* _Directive_: Pictures stay out of this copy, which runs from the first line of the material through the line containing "ols_aqg_hi = [3.13, 4.03, 3.57, 1.63, 1.57, 1.49, 1.12, 0.99]".

------ Supplied material

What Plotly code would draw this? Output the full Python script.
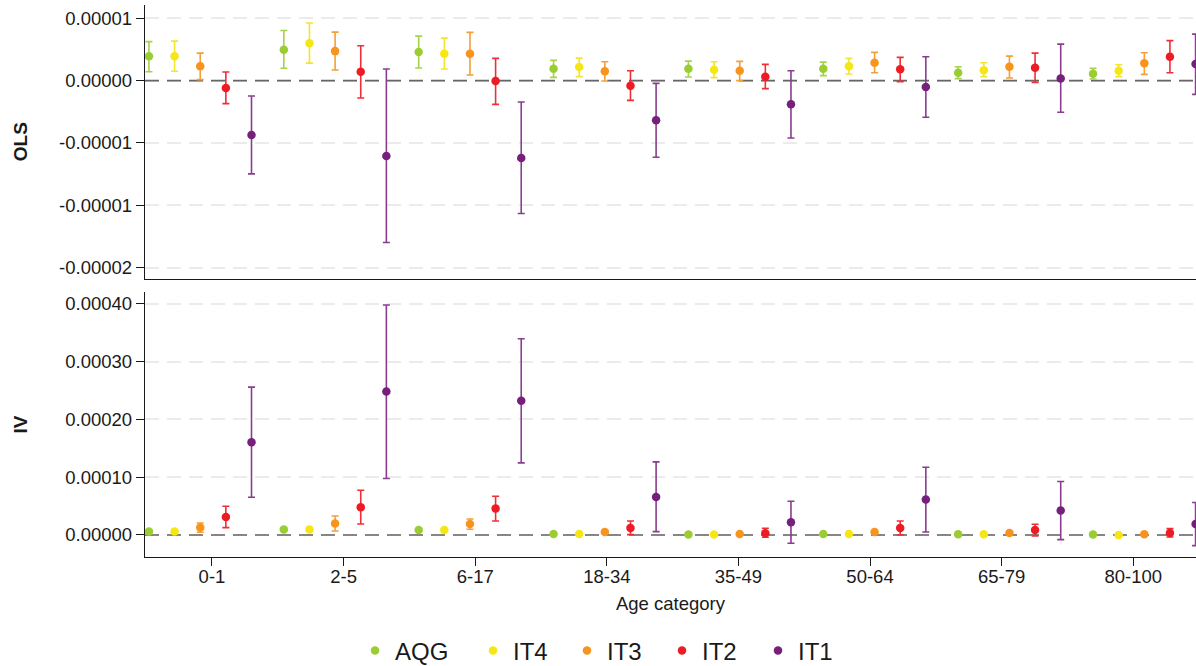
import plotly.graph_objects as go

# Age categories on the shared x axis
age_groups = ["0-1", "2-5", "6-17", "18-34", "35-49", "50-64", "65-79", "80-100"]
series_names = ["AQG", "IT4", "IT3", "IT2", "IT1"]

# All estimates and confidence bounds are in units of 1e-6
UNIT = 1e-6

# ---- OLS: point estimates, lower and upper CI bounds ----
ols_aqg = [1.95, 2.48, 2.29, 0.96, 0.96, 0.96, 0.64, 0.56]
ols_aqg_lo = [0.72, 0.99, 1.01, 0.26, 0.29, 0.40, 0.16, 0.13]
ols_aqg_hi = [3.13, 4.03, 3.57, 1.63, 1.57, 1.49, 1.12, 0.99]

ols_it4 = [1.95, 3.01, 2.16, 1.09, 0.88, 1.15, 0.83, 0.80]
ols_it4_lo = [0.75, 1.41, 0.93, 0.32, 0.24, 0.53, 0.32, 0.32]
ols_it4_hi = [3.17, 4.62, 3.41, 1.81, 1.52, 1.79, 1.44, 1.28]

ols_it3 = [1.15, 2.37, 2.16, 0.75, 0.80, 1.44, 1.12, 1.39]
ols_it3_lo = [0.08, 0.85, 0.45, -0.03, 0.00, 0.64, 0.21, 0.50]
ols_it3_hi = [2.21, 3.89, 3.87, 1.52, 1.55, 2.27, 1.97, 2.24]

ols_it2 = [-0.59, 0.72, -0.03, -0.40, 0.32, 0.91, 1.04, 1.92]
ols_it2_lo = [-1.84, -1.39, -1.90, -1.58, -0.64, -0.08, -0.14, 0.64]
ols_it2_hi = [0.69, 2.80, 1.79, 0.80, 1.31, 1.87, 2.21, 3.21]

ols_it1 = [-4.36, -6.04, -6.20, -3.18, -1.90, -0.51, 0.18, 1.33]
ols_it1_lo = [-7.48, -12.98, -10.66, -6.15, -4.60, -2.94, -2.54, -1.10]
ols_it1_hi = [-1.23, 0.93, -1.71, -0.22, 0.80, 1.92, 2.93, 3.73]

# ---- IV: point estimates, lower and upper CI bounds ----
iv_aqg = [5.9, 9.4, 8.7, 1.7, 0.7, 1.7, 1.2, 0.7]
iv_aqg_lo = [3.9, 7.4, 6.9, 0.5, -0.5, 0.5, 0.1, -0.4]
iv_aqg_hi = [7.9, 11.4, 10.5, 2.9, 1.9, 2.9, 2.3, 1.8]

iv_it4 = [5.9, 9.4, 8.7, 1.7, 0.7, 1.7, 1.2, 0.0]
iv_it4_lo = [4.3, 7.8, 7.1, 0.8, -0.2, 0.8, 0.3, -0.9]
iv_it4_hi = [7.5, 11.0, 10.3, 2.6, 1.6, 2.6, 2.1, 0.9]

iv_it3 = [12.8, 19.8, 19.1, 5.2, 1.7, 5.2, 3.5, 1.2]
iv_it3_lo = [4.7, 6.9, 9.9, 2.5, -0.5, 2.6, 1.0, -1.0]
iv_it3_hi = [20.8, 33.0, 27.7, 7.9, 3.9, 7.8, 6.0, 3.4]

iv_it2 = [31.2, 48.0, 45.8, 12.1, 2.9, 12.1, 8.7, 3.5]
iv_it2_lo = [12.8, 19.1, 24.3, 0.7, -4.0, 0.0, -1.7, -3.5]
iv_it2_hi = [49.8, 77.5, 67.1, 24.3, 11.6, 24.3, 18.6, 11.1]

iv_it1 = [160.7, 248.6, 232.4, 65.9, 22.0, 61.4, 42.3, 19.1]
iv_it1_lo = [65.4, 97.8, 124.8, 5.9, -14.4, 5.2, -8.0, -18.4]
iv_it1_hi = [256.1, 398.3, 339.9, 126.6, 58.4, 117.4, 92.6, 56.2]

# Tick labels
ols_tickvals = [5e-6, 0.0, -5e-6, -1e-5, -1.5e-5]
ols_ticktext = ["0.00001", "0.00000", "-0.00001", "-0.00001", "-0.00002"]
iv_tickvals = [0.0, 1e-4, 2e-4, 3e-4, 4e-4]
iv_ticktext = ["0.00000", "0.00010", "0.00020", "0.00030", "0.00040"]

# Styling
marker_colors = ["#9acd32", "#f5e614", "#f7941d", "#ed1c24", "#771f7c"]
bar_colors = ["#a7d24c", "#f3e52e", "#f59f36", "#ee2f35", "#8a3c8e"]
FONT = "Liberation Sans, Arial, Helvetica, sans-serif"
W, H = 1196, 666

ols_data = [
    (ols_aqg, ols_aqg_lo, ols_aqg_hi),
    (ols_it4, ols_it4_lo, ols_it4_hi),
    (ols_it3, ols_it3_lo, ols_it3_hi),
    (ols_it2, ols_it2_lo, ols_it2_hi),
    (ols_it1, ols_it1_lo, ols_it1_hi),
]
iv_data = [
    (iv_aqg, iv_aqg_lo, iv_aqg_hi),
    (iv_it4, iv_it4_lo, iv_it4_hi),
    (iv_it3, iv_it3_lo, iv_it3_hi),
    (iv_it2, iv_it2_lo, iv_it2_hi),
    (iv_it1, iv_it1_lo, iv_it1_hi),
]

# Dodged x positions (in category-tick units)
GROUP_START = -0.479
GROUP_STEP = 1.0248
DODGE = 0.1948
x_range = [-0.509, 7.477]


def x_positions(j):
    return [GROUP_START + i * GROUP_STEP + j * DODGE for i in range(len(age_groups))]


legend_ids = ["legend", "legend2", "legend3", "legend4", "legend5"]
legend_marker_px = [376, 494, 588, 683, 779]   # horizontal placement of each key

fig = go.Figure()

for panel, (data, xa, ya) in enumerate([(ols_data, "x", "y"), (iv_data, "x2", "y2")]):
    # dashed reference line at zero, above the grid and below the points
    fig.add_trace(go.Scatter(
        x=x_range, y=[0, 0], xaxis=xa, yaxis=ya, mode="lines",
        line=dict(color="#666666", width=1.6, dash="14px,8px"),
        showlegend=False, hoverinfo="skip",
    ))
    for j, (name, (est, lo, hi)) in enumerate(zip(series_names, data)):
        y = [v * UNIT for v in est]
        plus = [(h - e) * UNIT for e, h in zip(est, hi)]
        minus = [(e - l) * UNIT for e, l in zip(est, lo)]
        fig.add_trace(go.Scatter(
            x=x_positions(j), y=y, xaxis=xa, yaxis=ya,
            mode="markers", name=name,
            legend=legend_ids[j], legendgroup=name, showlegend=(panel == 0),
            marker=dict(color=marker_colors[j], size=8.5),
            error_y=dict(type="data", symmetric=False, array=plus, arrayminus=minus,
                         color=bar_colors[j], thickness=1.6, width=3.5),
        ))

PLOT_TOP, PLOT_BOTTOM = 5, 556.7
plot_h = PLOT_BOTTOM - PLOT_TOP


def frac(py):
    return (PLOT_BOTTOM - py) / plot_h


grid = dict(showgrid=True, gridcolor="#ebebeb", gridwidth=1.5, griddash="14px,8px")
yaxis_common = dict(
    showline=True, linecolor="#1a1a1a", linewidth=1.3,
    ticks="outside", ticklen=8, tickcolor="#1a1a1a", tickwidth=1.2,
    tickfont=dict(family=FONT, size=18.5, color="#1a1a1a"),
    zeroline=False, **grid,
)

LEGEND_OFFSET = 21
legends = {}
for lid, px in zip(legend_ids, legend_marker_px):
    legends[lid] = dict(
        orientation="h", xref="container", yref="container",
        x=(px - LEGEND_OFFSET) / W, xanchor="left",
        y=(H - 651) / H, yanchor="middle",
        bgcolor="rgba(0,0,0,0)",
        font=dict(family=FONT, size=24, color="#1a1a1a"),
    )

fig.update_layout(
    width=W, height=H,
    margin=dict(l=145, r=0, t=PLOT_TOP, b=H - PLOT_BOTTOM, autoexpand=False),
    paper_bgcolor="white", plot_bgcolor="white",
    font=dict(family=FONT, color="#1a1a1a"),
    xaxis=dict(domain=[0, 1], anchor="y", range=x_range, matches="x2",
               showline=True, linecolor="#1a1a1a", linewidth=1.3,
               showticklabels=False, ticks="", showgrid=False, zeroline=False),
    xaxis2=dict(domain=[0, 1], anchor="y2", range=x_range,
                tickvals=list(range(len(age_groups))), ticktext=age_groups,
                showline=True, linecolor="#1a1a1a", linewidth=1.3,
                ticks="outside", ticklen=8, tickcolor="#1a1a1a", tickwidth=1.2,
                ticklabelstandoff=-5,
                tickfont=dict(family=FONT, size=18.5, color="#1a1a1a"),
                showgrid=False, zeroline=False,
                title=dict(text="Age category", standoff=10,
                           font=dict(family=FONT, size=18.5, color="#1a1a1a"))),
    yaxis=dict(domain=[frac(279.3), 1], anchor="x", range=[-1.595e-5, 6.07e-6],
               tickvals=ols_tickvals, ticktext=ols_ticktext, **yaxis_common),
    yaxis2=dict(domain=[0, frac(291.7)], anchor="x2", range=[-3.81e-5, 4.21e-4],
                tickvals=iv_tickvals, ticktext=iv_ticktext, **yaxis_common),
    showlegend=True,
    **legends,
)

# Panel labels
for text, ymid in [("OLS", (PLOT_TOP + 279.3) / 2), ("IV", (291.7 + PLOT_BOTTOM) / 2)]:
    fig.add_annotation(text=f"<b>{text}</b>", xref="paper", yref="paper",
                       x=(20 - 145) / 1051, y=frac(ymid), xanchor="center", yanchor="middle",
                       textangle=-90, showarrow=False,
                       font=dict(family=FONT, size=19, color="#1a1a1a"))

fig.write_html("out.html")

------------

* _Worked solution_:
What Plotly code would draw this? Output the full Python script.
import plotly.graph_objects as go

# Age categories on the shared x axis
age_groups = ["0-1", "2-5", "6-17", "18-34", "35-49", "50-64", "65-79", "80-100"]
series_names = ["AQG", "IT4", "IT3", "IT2", "IT1"]

# All estimates and confidence bounds are in units of 1e-6
UNIT = 1e-6

# ---- OLS: point estimates, lower and upper CI bounds ----
ols_aqg = [1.95, 2.48, 2.29, 0.96, 0.96, 0.96, 0.64, 0.56]
ols_aqg_lo = [0.72, 0.99, 1.01, 0.26, 0.29, 0.40, 0.16, 0.13]
ols_aqg_hi = [3.13, 4.03, 3.57, 1.63, 1.57, 1.49, 1.12, 0.99]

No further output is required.